# PROBLEM STATEMENT
Transcribe the material exactly. Images do not belong in the copy.

+++

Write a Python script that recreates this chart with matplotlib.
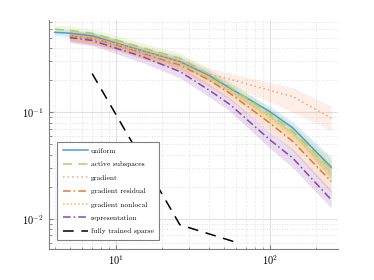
import matplotlib
matplotlib.use("Agg")
import matplotlib.pyplot as plt
import numpy as np

plt.rcParams['font.family'] = 'serif'
plt.rcParams['font.serif'] = ['cmr10', 'DejaVu Serif']
plt.rcParams['mathtext.fontset'] = 'cm'
plt.rcParams['axes.formatter.use_mathtext'] = True
plt.rcParams['axes.unicode_minus'] = False

x_a = [4, 5, 7, 10, 15, 26, 40, 55, 100, 141, 250]
x_b = [5, 7, 10, 15, 26, 40, 55, 100, 141, 250]

uniform = [0.56, 0.55, 0.52, 0.445, 0.375, 0.298, 0.222, 0.168, 0.101, 0.071, 0.0305]
uniform_lo = [0.52, 0.51, 0.48, 0.41, 0.345, 0.27, 0.20, 0.152, 0.09, 0.062, 0.024]
uniform_hi = [0.60, 0.59, 0.56, 0.48, 0.405, 0.33, 0.245, 0.186, 0.113, 0.081, 0.038]

active = [0.60, 0.585, 0.55, 0.476, 0.40, 0.32, 0.228, 0.172, 0.096, 0.066, 0.0295]
active_lo = [0.55, 0.54, 0.50, 0.43, 0.36, 0.285, 0.20, 0.152, 0.084, 0.057, 0.024]
active_hi = [0.65, 0.64, 0.60, 0.525, 0.445, 0.36, 0.255, 0.195, 0.108, 0.076, 0.036]

gradient = [0.53, 0.50, 0.44, 0.375, 0.30, 0.228, 0.204, 0.16, 0.14, 0.088]
gradient_lo = [0.47, 0.44, 0.39, 0.33, 0.265, 0.20, 0.178, 0.125, 0.10, 0.067]
gradient_hi = [0.59, 0.56, 0.495, 0.42, 0.34, 0.26, 0.232, 0.19, 0.17, 0.114]

residual = [0.52, 0.49, 0.428, 0.355, 0.277, 0.201, 0.15, 0.079, 0.053, 0.0224]
residual_lo = [0.46, 0.43, 0.38, 0.315, 0.245, 0.175, 0.13, 0.066, 0.043, 0.0176]
residual_hi = [0.58, 0.55, 0.48, 0.40, 0.315, 0.23, 0.172, 0.094, 0.065, 0.030]

nonlocal_ = [0.52, 0.495, 0.435, 0.36, 0.285, 0.21, 0.16, 0.09, 0.062, 0.027]
nonlocal_lo = [0.465, 0.44, 0.39, 0.32, 0.255, 0.185, 0.14, 0.078, 0.053, 0.022]
nonlocal_hi = [0.58, 0.55, 0.485, 0.40, 0.32, 0.235, 0.18, 0.103, 0.072, 0.033]

representation = [0.50, 0.47, 0.398, 0.33, 0.24, 0.162, 0.118, 0.055, 0.037, 0.0151]
representation_lo = [0.45, 0.42, 0.355, 0.29, 0.21, 0.14, 0.102, 0.046, 0.030, 0.0127]
representation_hi = [0.55, 0.52, 0.44, 0.37, 0.27, 0.185, 0.136, 0.065, 0.045, 0.0187]

x_sparse = [7, 26, 61]
sparse = [0.23, 0.0088, 0.006]

c_uniform = '#4a9fd4'
c_active = '#a6d26a'
c_grad = '#f4a582'
c_resid = '#e8743b'
c_nonloc = '#f0c040'
c_repr = '#8e44ad'

fig = plt.figure(figsize=(3.74, 2.80), dpi=100)
ax = fig.add_axes([0.131, 0.111, 0.773, 0.818])

series = [
    (x_a, uniform, uniform_lo, uniform_hi, c_uniform, '-', 'uniform'),
    (x_a, active, active_lo, active_hi, c_active, (0, (6, 4)), 'active subspaces'),
    (x_b, gradient, gradient_lo, gradient_hi, c_grad, (0, (1, 2)), 'gradient'),
    (x_b, residual, residual_lo, residual_hi, c_resid, (0, (5, 2, 1, 2)), 'gradient residual'),
    (x_b, nonlocal_, nonlocal_lo, nonlocal_hi, c_nonloc, (0, (1, 1.5)), 'gradient nonlocal'),
    (x_b, representation, representation_lo, representation_hi, c_repr, (0, (5, 2, 1, 2)), 'representation'),
]
for xs, ys, lo, hi, c, ls, lab in series:
    ax.fill_between(xs, lo, hi, color=c, alpha=0.18, linewidth=0)
for xs, ys, lo, hi, c, ls, lab in series:
    ax.plot(xs, ys, color=c, linestyle=ls, linewidth=1.1, label=lab)
ax.plot(x_sparse, sparse, color='black', linestyle=(0, (7, 5)), linewidth=1.1,
        label='fully trained sparse')

ax.set_xscale('log')
ax.set_yscale('log')
ax.set_xlim(3.67, 277)
ax.set_ylim(0.00523, 0.733)

ax.grid(True, which='major', color='#e0e0e0', linewidth=0.8, linestyle='-')
ax.grid(True, which='minor', color='#d8d8d8', linewidth=0.6, linestyle=(0, (1, 2)))
ax.set_axisbelow(True)
for s in ['top', 'right']:
    ax.spines[s].set_visible(False)
for s in ['left', 'bottom']:
    ax.spines[s].set_color('#808080')
    ax.spines[s].set_linewidth(0.8)
ax.tick_params(which='both', direction='in', color='#808080', labelsize=7.5)
ax.tick_params(which='major', length=3)
ax.tick_params(which='minor', length=1.8)
ax.yaxis.set_minor_formatter(matplotlib.ticker.NullFormatter())
ax.xaxis.set_minor_formatter(matplotlib.ticker.NullFormatter())

leg = ax.legend(loc='lower left', bbox_to_anchor=(0.028, 0.039), borderaxespad=0,
                fontsize=5.4, frameon=True, fancybox=False, edgecolor='#808080',
                handlelength=3.4, borderpad=0.75, labelspacing=0.95,
                handletextpad=0.35)
leg.get_frame().set_linewidth(0.8)
leg.get_frame().set_alpha(1)

fig.savefig('out.png', dpi=100)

+++

# RESULT
Write a Python script that recreates this chart with matplotlib.
import matplotlib
matplotlib.use("Agg")
import matplotlib.pyplot as plt
import numpy as np

plt.rcParams['font.family'] = 'serif'
plt.rcParams['font.serif'] = ['cmr10', 'DejaVu Serif']
plt.rcParams['mathtext.fontset'] = 'cm'
plt.rcParams['axes.formatter.use_mathtext'] = True
plt.rcParams['axes.unicode_minus'] = False

x_a = [4, 5, 7, 10, 15, 26, 40, 55, 100, 141, 250]
x_b = [5, 7, 10, 15, 26, 40, 55, 100, 141, 250]

uniform = [0.56, 0.55, 0.52, 0.445, 0.375, 0.298, 0.222, 0.168, 0.101, 0.071, 0.0305]
uniform_lo = [0.52, 0.51, 0.48, 0.41, 0.345, 0.27, 0.20, 0.152, 0.09, 0.062, 0.024]
uniform_hi = [0.60, 0.59, 0.56, 0.48, 0.405, 0.33, 0.245, 0.186, 0.113, 0.081, 0.038]

active = [0.60, 0.585, 0.55, 0.476, 0.40, 0.32, 0.228, 0.172, 0.096, 0.066, 0.0295]
active_lo = [0.55, 0.54, 0.50, 0.43, 0.36, 0.285, 0.20, 0.152, 0.084, 0.057, 0.024]
active_hi = [0.65, 0.64, 0.60, 0.525, 0.445, 0.36, 0.255, 0.195, 0.108, 0.076, 0.036]

gradient = [0.53, 0.50, 0.44, 0.375, 0.30, 0.228, 0.204, 0.16, 0.14, 0.088]
gradient_lo = [0.47, 0.44, 0.39, 0.33, 0.265, 0.20, 0.178, 0.125, 0.10, 0.067]
gradient_hi = [0.59, 0.56, 0.495, 0.42, 0.34, 0.26, 0.232, 0.19, 0.17, 0.114]

residual = [0.52, 0.49, 0.428, 0.355, 0.277, 0.201, 0.15, 0.079, 0.053, 0.0224]
residual_lo = [0.46, 0.43, 0.38, 0.315, 0.245, 0.175, 0.13, 0.066, 0.043, 0.0176]
residual_hi = [0.58, 0.55, 0.48, 0.40, 0.315, 0.23, 0.172, 0.094, 0.065, 0.030]

nonlocal_ = [0.52, 0.495, 0.435, 0.36, 0.285, 0.21, 0.16, 0.09, 0.062, 0.027]
nonlocal_lo = [0.465, 0.44, 0.39, 0.32, 0.255, 0.185, 0.14, 0.078, 0.053, 0.022]
nonlocal_hi = [0.58, 0.55, 0.485, 0.40, 0.32, 0.235, 0.18, 0.103, 0.072, 0.033]

representation = [0.50, 0.47, 0.398, 0.33, 0.24, 0.162, 0.118, 0.055, 0.037, 0.0151]
representation_lo = [0.45, 0.42, 0.355, 0.29, 0.21, 0.14, 0.102, 0.046, 0.030, 0.0127]
representation_hi = [0.55, 0.52, 0.44, 0.37, 0.27, 0.185, 0.136, 0.065, 0.045, 0.0187]

x_sparse = [7, 26, 61]
sparse = [0.23, 0.0088, 0.006]

c_uniform = '#4a9fd4'
c_active = '#a6d26a'
c_grad = '#f4a582'
c_resid = '#e8743b'
c_nonloc = '#f0c040'
c_repr = '#8e44ad'

fig = plt.figure(figsize=(3.74, 2.80), dpi=100)
ax = fig.add_axes([0.131, 0.111, 0.773, 0.818])

series = [
    (x_a, uniform, uniform_lo, uniform_hi, c_uniform, '-', 'uniform'),
    (x_a, active, active_lo, active_hi, c_active, (0, (6, 4)), 'active subspaces'),
    (x_b, gradient, gradient_lo, gradient_hi, c_grad, (0, (1, 2)), 'gradient'),
    (x_b, residual, residual_lo, residual_hi, c_resid, (0, (5, 2, 1, 2)), 'gradient residual'),
    (x_b, nonlocal_, nonlocal_lo, nonlocal_hi, c_nonloc, (0, (1, 1.5)), 'gradient nonlocal'),
    (x_b, representation, representation_lo, representation_hi, c_repr, (0, (5, 2, 1, 2)), 'representation'),
]
for xs, ys, lo, hi, c, ls, lab in series:
    ax.fill_between(xs, lo, hi, color=c, alpha=0.18, linewidth=0)
for xs, ys, lo, hi, c, ls, lab in series:
    ax.plot(xs, ys, color=c, linestyle=ls, linewidth=1.1, label=lab)
ax.plot(x_sparse, sparse, color='black', linestyle=(0, (7, 5)), linewidth=1.1,
        label='fully trained sparse')

ax.set_xscale('log')
ax.set_yscale('log')
ax.set_xlim(3.67, 277)
ax.set_ylim(0.00523, 0.733)

ax.grid(True, which='major', color='#e0e0e0', linewidth=0.8, linestyle='-')
ax.grid(True, which='minor', color='#d8d8d8', linewidth=0.6, linestyle=(0, (1, 2)))
ax.set_axisbelow(True)
for s in ['top', 'right']:
    ax.spines[s].set_visible(False)
for s in ['left', 'bottom']:
    ax.spines[s].set_color('#808080')
    ax.spines[s].set_linewidth(0.8)
ax.tick_params(which='both', direction='in', color='#808080', labelsize=7.5)
ax.tick_params(which='major', length=3)
ax.tick_params(which='minor', length=1.8)
ax.yaxis.set_minor_formatter(matplotlib.ticker.NullFormatter())
ax.xaxis.set_minor_formatter(matplotlib.ticker.NullFormatter())

leg = ax.legend(loc='lower left', bbox_to_anchor=(0.028, 0.039), borderaxespad=0,
                fontsize=5.4, frameon=True, fancybox=False, edgecolor='#808080',
                handlelength=3.4, borderpad=0.75, labelspacing=0.95,
                handletextpad=0.35)
leg.get_frame().set_linewidth(0.8)
leg.get_frame().set_alpha(1)

fig.savefig('out.png', dpi=100)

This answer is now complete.